Exercise. Could you copy every line from the material below in which "that" appears?

Material supplied.
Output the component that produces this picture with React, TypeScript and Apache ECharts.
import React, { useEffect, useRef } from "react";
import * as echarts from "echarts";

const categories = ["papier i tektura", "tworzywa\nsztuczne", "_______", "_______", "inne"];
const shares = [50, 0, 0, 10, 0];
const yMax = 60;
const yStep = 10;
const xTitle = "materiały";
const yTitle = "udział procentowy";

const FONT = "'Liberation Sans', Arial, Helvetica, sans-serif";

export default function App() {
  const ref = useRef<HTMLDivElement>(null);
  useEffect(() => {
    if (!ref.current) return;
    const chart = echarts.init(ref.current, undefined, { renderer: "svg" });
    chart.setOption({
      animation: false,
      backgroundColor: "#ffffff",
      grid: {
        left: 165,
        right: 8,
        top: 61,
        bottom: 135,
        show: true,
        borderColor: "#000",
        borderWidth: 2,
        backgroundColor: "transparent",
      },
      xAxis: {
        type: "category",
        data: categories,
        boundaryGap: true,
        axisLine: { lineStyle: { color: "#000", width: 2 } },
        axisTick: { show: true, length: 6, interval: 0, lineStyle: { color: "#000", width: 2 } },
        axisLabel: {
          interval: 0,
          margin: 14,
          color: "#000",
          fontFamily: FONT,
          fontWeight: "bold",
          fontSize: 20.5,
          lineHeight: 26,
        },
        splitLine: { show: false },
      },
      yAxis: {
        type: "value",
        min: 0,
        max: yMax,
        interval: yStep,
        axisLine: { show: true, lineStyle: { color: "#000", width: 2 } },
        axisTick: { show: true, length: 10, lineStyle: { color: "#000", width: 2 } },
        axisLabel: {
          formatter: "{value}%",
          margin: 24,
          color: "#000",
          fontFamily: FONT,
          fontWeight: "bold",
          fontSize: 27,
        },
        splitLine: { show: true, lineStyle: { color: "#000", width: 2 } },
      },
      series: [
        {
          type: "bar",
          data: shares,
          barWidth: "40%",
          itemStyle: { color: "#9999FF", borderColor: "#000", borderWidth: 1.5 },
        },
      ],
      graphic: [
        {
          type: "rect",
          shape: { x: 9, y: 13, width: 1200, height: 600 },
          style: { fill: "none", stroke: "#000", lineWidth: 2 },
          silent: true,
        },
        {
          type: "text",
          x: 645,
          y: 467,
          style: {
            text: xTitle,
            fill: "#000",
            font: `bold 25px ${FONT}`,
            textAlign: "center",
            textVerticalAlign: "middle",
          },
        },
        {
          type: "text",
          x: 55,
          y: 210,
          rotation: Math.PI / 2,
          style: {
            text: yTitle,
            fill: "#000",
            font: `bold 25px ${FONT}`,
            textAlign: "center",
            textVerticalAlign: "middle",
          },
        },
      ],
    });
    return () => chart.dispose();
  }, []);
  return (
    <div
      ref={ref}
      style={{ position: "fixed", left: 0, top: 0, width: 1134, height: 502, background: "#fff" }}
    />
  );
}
* * *
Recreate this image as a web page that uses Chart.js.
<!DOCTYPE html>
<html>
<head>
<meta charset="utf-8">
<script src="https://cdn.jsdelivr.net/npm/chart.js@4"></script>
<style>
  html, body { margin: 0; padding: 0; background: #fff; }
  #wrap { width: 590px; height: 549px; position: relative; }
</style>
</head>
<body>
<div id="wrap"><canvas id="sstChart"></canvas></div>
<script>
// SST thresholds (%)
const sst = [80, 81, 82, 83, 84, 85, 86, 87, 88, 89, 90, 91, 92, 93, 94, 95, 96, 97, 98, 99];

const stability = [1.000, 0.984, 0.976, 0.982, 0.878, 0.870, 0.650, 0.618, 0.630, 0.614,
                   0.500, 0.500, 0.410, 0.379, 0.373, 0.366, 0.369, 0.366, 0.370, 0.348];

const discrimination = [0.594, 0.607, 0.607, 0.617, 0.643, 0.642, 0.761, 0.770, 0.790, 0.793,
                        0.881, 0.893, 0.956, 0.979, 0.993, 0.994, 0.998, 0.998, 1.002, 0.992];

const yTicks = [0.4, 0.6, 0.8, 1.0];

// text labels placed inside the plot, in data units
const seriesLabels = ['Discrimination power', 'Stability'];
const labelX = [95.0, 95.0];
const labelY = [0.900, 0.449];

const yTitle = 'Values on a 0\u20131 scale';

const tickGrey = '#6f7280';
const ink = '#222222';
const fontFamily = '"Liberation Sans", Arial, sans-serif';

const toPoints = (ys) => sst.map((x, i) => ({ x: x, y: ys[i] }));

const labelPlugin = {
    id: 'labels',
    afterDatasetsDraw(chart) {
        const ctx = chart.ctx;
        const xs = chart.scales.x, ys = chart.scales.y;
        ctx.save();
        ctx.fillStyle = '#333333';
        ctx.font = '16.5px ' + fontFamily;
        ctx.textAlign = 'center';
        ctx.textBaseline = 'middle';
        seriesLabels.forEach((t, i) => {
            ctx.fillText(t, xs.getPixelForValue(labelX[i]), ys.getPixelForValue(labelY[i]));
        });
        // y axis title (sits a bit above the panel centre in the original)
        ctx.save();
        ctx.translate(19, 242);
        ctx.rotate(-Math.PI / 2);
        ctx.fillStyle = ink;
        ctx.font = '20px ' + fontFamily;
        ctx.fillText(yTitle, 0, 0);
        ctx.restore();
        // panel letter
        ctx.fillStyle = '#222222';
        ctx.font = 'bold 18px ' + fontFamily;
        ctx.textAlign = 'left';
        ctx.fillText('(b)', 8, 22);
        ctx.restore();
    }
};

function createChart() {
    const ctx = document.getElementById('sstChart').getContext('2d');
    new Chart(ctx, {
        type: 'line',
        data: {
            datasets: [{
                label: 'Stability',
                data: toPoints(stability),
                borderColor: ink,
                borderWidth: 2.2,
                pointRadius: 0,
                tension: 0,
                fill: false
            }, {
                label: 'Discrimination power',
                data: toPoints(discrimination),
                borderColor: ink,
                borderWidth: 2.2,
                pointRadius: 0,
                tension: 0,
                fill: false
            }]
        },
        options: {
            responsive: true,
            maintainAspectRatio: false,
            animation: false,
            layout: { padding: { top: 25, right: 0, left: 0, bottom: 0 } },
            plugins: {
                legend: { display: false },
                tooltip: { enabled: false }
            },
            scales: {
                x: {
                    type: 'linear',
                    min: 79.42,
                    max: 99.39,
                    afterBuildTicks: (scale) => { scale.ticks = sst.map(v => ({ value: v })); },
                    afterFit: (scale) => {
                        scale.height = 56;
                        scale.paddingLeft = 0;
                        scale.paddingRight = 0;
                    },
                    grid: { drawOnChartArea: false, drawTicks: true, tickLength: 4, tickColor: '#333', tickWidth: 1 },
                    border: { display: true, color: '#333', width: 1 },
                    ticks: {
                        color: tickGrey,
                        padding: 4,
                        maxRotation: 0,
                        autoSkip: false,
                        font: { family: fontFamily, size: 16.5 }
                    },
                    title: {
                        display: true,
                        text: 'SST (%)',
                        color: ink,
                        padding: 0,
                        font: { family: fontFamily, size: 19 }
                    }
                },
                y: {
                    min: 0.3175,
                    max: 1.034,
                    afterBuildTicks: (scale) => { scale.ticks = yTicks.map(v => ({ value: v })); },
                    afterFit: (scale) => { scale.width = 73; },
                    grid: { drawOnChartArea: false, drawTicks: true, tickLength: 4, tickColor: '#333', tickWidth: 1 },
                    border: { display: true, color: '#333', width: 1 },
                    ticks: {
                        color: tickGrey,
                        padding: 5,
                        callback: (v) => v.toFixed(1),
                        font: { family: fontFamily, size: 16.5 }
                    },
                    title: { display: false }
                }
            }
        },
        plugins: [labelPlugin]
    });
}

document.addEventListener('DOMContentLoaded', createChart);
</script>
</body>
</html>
==
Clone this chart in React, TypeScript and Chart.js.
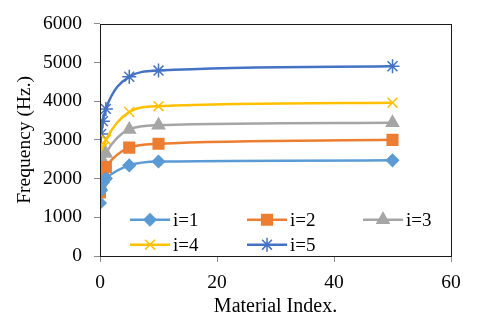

Answer to this task.
Output the component that produces this picture with React, TypeScript and Apache ECharts.
Recreate this image as a web page that uses Chart.js.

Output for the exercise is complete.